Groźny wypadek w Mysłowicach

i

Autor: Facebook/KMP Mysłowice

Wiadomości

Groźny wypadek w Mysłowicach. Jeden z kierowców chciał ominąć dziką zwierzynę. Dwie osoby trafiły do szpitala

Do bardzo groźnie wyglądającego zdarzenia doszło na granicy Mysłowic z Katowicami. Czołowo zderzyły się tam dwa samochody. Jeden z kierowców próbował ominąć dzikie zwierzę, które wtargnęło na jezdnię, a następnie uderzył w inny pojazd.

Groźny wypadek w Mysłowicach. Dwie osoby zostały ranne

Do bardzo groźnego zdarzenia doszło we wtorek, 14 listopada, po godz. 17 na ul. Mikołowskiej w Mysłowicach (droga w kierunku katowickiego Giszowca). 

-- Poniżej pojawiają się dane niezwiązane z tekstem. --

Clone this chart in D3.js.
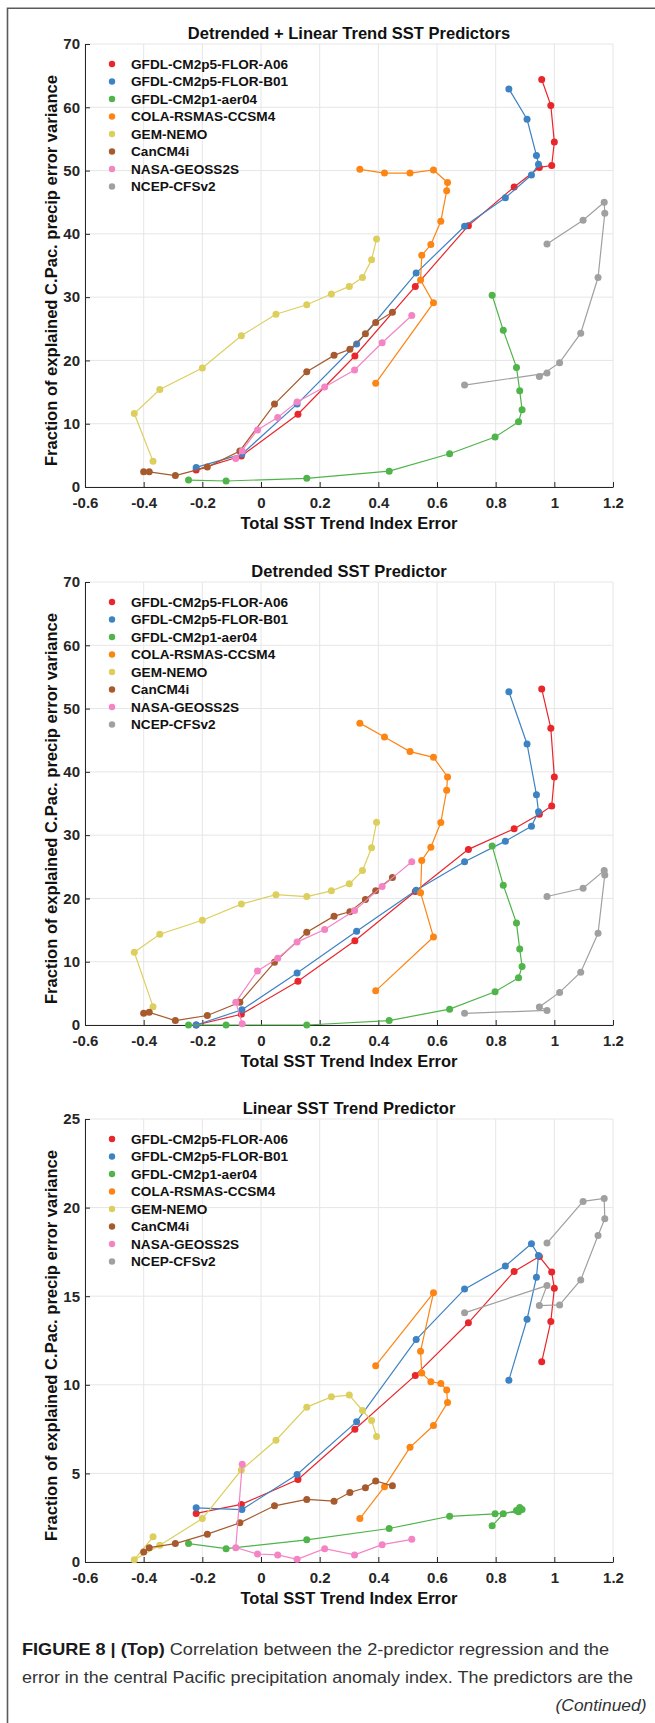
<!DOCTYPE html>
<html lang="en">
<head>
<meta charset="utf-8">
<title>Figure 8</title>
<script src="https://cdn.jsdelivr.net/npm/d3@7"></script>
<style>
  body { margin: 0; background: #fff; }
  text { font-family: "Liberation Sans", Arial, sans-serif; }
  .tick text { font-size: 15px; font-weight: bold; fill: #262626; }
  .axis path, .axis line { stroke: #262626; }
  .grid line { stroke: #e6e6e6; stroke-width: 1; }
  .ttl { font-size: 16.5px; font-weight: bold; fill: #111; }
  .leg { font-size: 13.6px; font-weight: bold; fill: #111; }
  .cap { font-size: 16.5px; fill: #333; }
</style>
</head>
<body>
<script>
// models and colours
var models = ["GFDL-CM2p5-FLOR-A06", "GFDL-CM2p5-FLOR-B01", "GFDL-CM2p1-aer04", "COLA-RSMAS-CCSM4",
              "GEM-NEMO", "CanCM4i", "NASA-GEOSS2S", "NCEP-CFSv2"];
var colors = ["#e8262b", "#3d82c3", "#4fb449", "#fd8514", "#dccf5e", "#a65a2e", "#f484c4", "#a0a0a0"];

// x values (total SST trend index error), same for every panel
var xErr = [
  [-0.221, -0.067, 0.126, 0.320, 0.526, 0.707, 0.863, 0.949, 0.991, 1.000, 0.988, 0.957],
  [-0.221, -0.065, 0.123, 0.326, 0.529, 0.694, 0.833, 0.922, 0.946, 0.939, 0.907, 0.845],
  [-0.247, -0.119, 0.156, 0.437, 0.643, 0.798, 0.878, 0.890, 0.882, 0.871, 0.826, 0.788],
  [0.337, 0.421, 0.508, 0.588, 0.636, 0.633, 0.613, 0.579, 0.548, 0.544, 0.588, 0.391],
  [0.394, 0.377, 0.346, 0.301, 0.240, 0.156, 0.051, -0.067, -0.200, -0.345, -0.432, -0.368],
  [-0.400, -0.381, -0.292, -0.183, -0.072, 0.046, 0.156, 0.249, 0.303, 0.356, 0.391, 0.448],
  [-0.064, -0.086, -0.012, 0.057, 0.123, 0.217, 0.319, 0.413, 0.514],
  [0.975, 1.098, 1.170, 1.172, 1.149, 1.090, 1.018, 0.949, 0.975, 0.694]
];

// y values: fraction of explained precip error variance
var yBoth = [
  [2.7, 4.9, 11.5, 20.7, 31.7, 41.3, 47.4, 50.5, 50.8, 54.5, 60.3, 64.4],
  [3.1, 5.2, 13.1, 22.6, 33.8, 41.2, 45.7, 49.3, 51.0, 52.4, 58.1, 62.9],
  [1.1, 0.95, 1.37, 2.5, 5.25, 7.9, 10.3, 12.2, 15.2, 18.9, 24.75, 30.3],
  [50.2, 49.6, 49.6, 50.1, 48.1, 46.8, 42.0, 38.3, 36.6, 32.7, 29.1, 16.4],
  [39.2, 35.9, 33.1, 31.7, 30.5, 28.8, 27.3, 23.9, 18.8, 15.4, 11.6, 4.05],
  [2.4, 2.4, 1.8, 3.15, 5.7, 13.1, 18.2, 20.8, 21.75, 24.2, 26.0, 27.6],
  [5.7, 4.5, 9.0, 11.0, 13.45, 15.8, 18.5, 22.8, 27.1],
  [38.4, 42.15, 45.0, 43.25, 33.1, 24.3, 19.65, 17.45, 18.0, 16.1]
];
var yDetr = [
  [0.0, 1.7, 6.9, 13.3, 21.1, 27.75, 31.0, 33.3, 34.6, 39.2, 46.9, 53.1],
  [0.0, 2.4, 8.2, 14.8, 21.3, 25.8, 29.05, 31.4, 33.7, 36.4, 44.4, 52.65],
  [0.0, 0.0, 0.0, 0.7, 2.5, 5.25, 7.45, 9.25, 12.0, 16.1, 22.1, 28.3],
  [47.7, 45.5, 43.2, 42.3, 39.2, 37.1, 32.0, 28.1, 26.0, 20.9, 13.9, 5.4],
  [32.05, 28.0, 24.4, 22.3, 21.2, 20.3, 20.6, 19.1, 16.55, 14.35, 11.5, 2.9],
  [1.85, 2.0, 0.7, 1.5, 3.6, 9.9, 14.65, 17.2, 17.9, 19.85, 21.2, 23.3],
  [0.2, 3.6, 8.55, 10.55, 13.1, 15.1, 18.1, 21.9, 25.8],
  [20.3, 21.6, 24.4, 23.7, 14.5, 8.35, 5.15, 2.85, 2.3, 1.85]
];
var yTrend = [
  [2.74, 3.25, 4.66, 7.49, 10.53, 13.5, 16.4, 17.24, 16.36, 15.45, 13.57, 11.3],
  [3.06, 2.96, 4.94, 7.92, 12.55, 15.4, 16.7, 17.96, 17.3, 16.07, 13.7, 10.26],
  [1.04, 0.75, 1.25, 1.89, 2.58, 2.72, 2.83, 2.96, 3.08, 2.9, 2.72, 2.04],
  [2.45, 4.25, 6.47, 7.7, 9.0, 9.7, 10.08, 10.17, 10.66, 11.9, 15.19, 11.08],
  [7.08, 7.98, 8.55, 9.42, 9.32, 8.74, 6.87, 5.19, 2.45, 0.94, 0.13, 1.42],
  [0.57, 0.81, 1.04, 1.57, 2.21, 3.17, 3.53, 3.43, 3.92, 4.19, 4.57, 4.30],
  [5.51, 0.81, 0.45, 0.40, 0.15, 0.75, 0.40, 0.98, 1.28],
  [18.0, 20.35, 20.52, 19.37, 18.43, 15.92, 14.51, 14.47, 15.6, 14.06]
];

var titles = ["Detrended + Linear Trend SST Predictors", "Detrended SST Predictor", "Linear SST Trend Predictor"];
var yMaxes = [70, 70, 25];
var yStepSizes = [10, 10, 5];
var xTicks = [-0.6, -0.4, -0.2, 0, 0.2, 0.4, 0.6, 0.8, 1, 1.2];
var xLabel = "Total SST Trend Index Error";
var yLabel = "Fraction of explained C.Pac. precip error variance";

var W = 655, H = 1723;
var left = 85, right = 613, plotH = 443;
var tops = [44, 582, 1119];

var svg = d3.select("body").append("svg")
    .attr("width", W)
    .attr("height", H);

svg.append("rect").attr("width", W).attr("height", H).attr("fill", "#fff");

// page frame (top + left)
svg.append("path")
    .attr("d", "M7.5," + H + "V8.3H" + W)
    .attr("fill", "none")
    .attr("stroke", "#5a5a5a")
    .attr("stroke-width", 1.6);

var xScale = d3.scaleLinear().domain([-0.6, 1.2]).range([left, right]);
var fmt = function (d) { return String(+d.toFixed(1)); };

var allY = [yBoth, yDetr, yTrend];

allY.forEach(function (ySet, p) {
    var top = tops[p];
    var yScale = d3.scaleLinear().domain([0, yMaxes[p]]).range([top + plotH, top]);
    var yTicks = d3.range(0, yMaxes[p] + 0.001, yStepSizes[p]);

    var g = svg.append("g");

    // grid
    var grid = g.append("g").attr("class", "grid");
    grid.selectAll("line.v").data(xTicks).enter().append("line")
        .attr("x1", xScale).attr("x2", xScale)
        .attr("y1", top).attr("y2", top + plotH);
    grid.selectAll("line.h").data(yTicks).enter().append("line")
        .attr("x1", left).attr("x2", right)
        .attr("y1", yScale).attr("y2", yScale);

    // axes, ticks inward like matlab
    g.append("g").attr("class", "axis")
        .attr("transform", "translate(0," + (top + plotH) + ")")
        .call(d3.axisBottom(xScale).tickValues(xTicks).tickFormat(fmt)
            .tickSizeInner(-5).tickSizeOuter(0).tickPadding(10));
    g.append("g").attr("class", "axis")
        .attr("transform", "translate(" + left + ",0)")
        .call(d3.axisLeft(yScale).tickValues(yTicks).tickFormat(fmt)
            .tickSizeInner(-5).tickSizeOuter(0).tickPadding(5));

    // titles
    g.append("text").attr("class", "ttl")
        .attr("x", (left + right) / 2).attr("y", top - 5.5)
        .attr("text-anchor", "middle")
        .text(titles[p]);
    g.append("text").attr("class", "ttl")
        .attr("x", (left + right) / 2).attr("y", top + plotH + 42)
        .attr("text-anchor", "middle")
        .text(xLabel);
    g.append("text").attr("class", "ttl")
        .attr("transform", "translate(57," + (top + plotH / 2 + 5) + ") rotate(-90)")
        .attr("text-anchor", "middle")
        .attr("textLength", 391).attr("lengthAdjust", "spacingAndGlyphs")
        .text(yLabel);

    // series
    var line = d3.line()
        .x(function (d) { return xScale(d[0]); })
        .y(function (d) { return yScale(d[1]); });

    models.forEach(function (m, i) {
        var pts = xErr[i].map(function (x, k) { return [x, ySet[i][k]]; });
        var s = g.append("g");
        s.append("path")
            .datum(pts)
            .attr("fill", "none")
            .attr("stroke", colors[i])
            .attr("stroke-width", 1.2)
            .attr("d", line);
        s.selectAll("circle").data(pts).enter().append("circle")
            .attr("cx", function (d) { return xScale(d[0]); })
            .attr("cy", function (d) { return yScale(d[1]); })
            .attr("r", 3.5)
            .attr("fill", colors[i]);
    });

    // legend
    var leg = g.append("g").attr("transform", "translate(112," + (top + 20) + ")");
    models.forEach(function (m, i) {
        leg.append("circle").attr("cx", 0).attr("cy", i * 17.5).attr("r", 3.2).attr("fill", colors[i]);
        leg.append("text").attr("class", "leg")
            .attr("x", 19).attr("y", i * 17.5 + 4.8)
            .text(m);
    });
});

// caption
var c1 = svg.append("text").attr("class", "cap")
    .attr("x", 22).attr("y", 1655)
    .attr("textLength", 587).attr("lengthAdjust", "spacingAndGlyphs");
c1.append("tspan").attr("font-weight", "bold").attr("fill", "#1a1a1a").text("FIGURE 8 | (Top)");
c1.append("tspan").text(" Correlation between the 2-predictor regression and the");

svg.append("text").attr("class", "cap")
    .attr("x", 22).attr("y", 1683)
    .attr("textLength", 611).attr("lengthAdjust", "spacingAndGlyphs")
    .text("error in the central Pacific precipitation anomaly index. The predictors are the");

svg.append("text").attr("class", "cap")
    .attr("x", 555.5).attr("y", 1710.5)
    .attr("font-style", "italic")
    .attr("textLength", 91).attr("lengthAdjust", "spacingAndGlyphs")
    .text("(Continued)");
</script>
</body>
</html>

Ze wstępnych ustaleń wynika, że kierujący Toyotą, 42-letni obywatel Ukrainy, próbując ominąć dzikie zwierzę zderzył się czołowo z prawidłowo jadącą od strony Giszowca 60-letnią mieszkanką Bestwiny – informują mysłowiccy policjanci. 

Oboje kierujący, z obrażeniami, trafili do szpitala. Na miejscu, przez kilka godzin, trwały czynności służb.